- Data entries -
* START *
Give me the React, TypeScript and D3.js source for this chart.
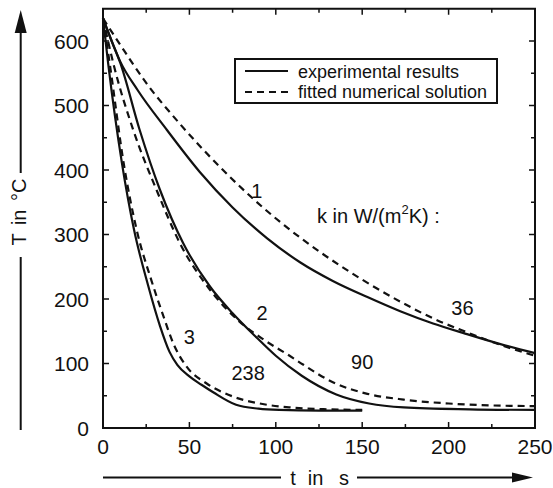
* END *
* START *
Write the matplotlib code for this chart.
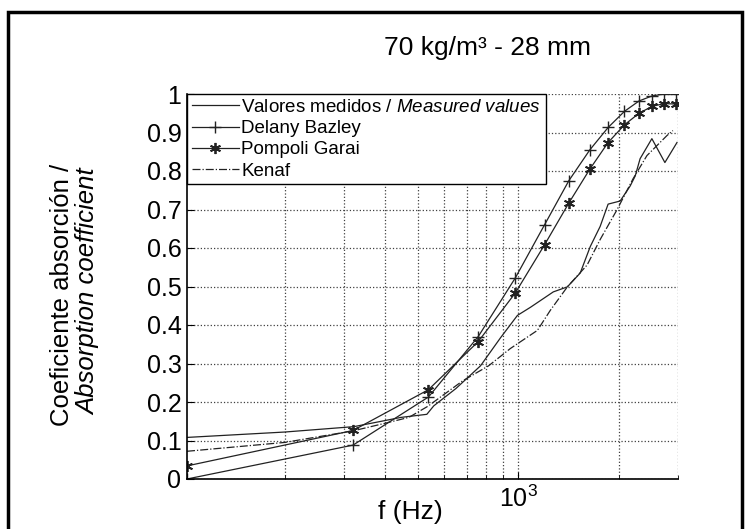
* END *
* START *
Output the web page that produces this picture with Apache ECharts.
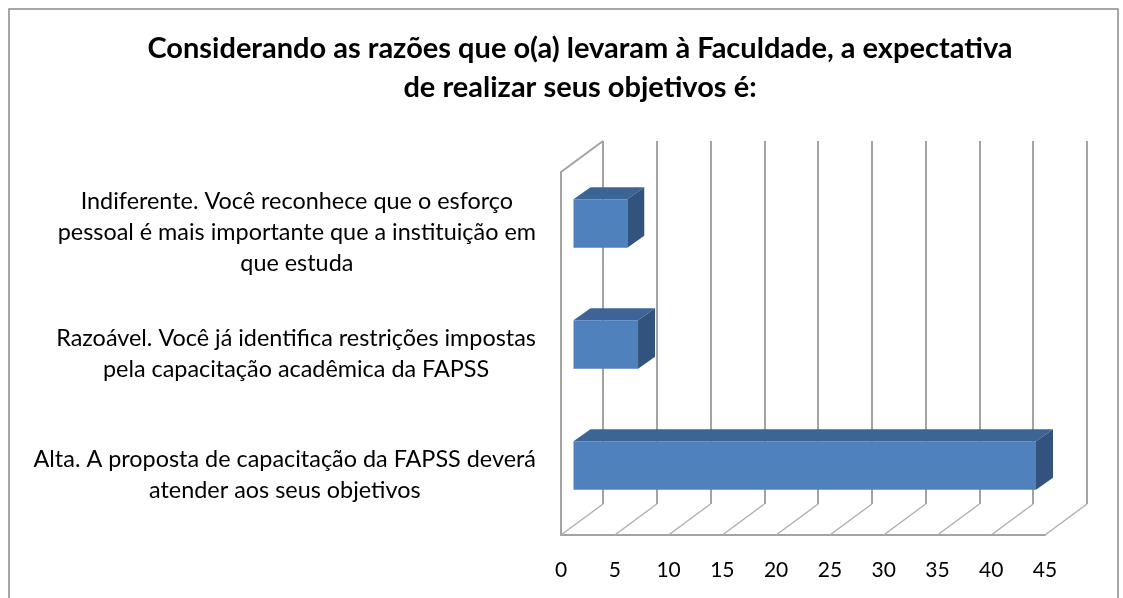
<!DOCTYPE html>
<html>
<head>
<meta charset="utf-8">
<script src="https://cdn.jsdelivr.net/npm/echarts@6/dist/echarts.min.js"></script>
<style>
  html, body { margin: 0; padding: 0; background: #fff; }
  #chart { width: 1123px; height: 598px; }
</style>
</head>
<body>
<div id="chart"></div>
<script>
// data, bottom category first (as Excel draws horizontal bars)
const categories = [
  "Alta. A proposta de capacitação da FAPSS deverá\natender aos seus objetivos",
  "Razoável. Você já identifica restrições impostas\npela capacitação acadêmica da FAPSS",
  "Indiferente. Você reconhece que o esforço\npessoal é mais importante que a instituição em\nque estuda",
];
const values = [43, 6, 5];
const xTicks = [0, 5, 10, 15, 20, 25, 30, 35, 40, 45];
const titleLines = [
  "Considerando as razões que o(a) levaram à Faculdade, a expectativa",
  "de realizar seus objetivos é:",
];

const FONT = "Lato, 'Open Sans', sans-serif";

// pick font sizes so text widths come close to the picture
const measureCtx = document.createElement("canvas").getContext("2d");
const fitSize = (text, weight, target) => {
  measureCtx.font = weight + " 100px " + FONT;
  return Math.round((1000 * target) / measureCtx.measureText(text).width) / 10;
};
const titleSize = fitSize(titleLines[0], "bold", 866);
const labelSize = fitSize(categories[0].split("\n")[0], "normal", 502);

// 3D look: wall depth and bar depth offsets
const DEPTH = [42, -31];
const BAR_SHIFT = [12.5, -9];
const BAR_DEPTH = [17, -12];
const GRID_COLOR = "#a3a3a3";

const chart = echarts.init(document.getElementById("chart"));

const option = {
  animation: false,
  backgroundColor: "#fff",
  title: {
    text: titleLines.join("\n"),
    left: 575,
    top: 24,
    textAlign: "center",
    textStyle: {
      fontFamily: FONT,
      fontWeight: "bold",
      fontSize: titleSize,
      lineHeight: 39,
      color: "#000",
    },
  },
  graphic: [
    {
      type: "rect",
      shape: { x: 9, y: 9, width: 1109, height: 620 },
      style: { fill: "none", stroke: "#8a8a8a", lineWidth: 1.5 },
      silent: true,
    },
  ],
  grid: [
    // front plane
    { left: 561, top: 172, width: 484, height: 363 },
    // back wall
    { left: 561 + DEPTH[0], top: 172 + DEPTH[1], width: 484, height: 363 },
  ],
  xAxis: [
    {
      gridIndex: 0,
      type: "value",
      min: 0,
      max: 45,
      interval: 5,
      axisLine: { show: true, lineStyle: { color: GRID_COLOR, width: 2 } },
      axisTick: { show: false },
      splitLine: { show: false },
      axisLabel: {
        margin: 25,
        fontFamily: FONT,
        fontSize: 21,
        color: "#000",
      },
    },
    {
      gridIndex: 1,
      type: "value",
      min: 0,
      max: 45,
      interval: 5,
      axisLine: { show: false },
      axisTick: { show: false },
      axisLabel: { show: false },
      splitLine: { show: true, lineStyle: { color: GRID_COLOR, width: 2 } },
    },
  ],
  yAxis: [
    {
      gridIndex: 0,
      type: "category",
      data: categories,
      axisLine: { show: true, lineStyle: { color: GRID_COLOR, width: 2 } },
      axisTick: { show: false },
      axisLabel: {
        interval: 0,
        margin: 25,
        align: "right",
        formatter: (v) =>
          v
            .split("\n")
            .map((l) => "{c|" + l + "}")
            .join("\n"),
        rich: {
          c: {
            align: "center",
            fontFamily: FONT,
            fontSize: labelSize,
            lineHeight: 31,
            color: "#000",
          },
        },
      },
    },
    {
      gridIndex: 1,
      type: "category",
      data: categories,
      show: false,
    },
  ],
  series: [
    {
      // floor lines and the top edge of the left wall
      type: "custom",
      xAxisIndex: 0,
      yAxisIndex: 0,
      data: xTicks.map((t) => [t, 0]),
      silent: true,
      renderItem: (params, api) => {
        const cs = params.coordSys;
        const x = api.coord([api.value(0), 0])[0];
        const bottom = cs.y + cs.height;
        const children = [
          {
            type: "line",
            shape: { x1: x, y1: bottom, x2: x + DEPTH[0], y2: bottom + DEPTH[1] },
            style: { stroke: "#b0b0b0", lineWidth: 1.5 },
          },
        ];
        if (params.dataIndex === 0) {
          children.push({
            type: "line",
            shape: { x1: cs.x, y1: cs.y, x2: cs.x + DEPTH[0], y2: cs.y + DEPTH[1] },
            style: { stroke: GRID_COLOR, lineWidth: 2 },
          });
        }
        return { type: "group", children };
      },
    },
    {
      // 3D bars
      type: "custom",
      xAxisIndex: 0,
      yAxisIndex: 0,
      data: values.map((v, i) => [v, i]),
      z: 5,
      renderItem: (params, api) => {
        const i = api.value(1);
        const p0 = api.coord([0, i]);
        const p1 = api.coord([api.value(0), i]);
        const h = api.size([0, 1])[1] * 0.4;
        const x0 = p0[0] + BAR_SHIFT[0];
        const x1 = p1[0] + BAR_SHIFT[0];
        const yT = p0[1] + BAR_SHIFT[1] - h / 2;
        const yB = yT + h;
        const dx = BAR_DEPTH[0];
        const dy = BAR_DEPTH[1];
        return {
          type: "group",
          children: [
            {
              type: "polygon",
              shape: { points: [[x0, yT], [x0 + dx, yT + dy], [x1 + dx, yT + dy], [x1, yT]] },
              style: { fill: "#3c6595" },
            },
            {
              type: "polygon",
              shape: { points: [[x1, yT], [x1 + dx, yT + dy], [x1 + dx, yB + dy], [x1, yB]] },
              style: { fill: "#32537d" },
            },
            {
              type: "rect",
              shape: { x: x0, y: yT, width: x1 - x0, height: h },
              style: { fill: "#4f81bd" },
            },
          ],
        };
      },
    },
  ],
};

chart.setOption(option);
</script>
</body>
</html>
* END *
- Objective -
Search the material above for "this". Pull out each line where it shows up.

- Task solution -
Give me the React, TypeScript and D3.js source for this chart.
Write the matplotlib code for this chart.
Output the web page that produces this picture with Apache ECharts.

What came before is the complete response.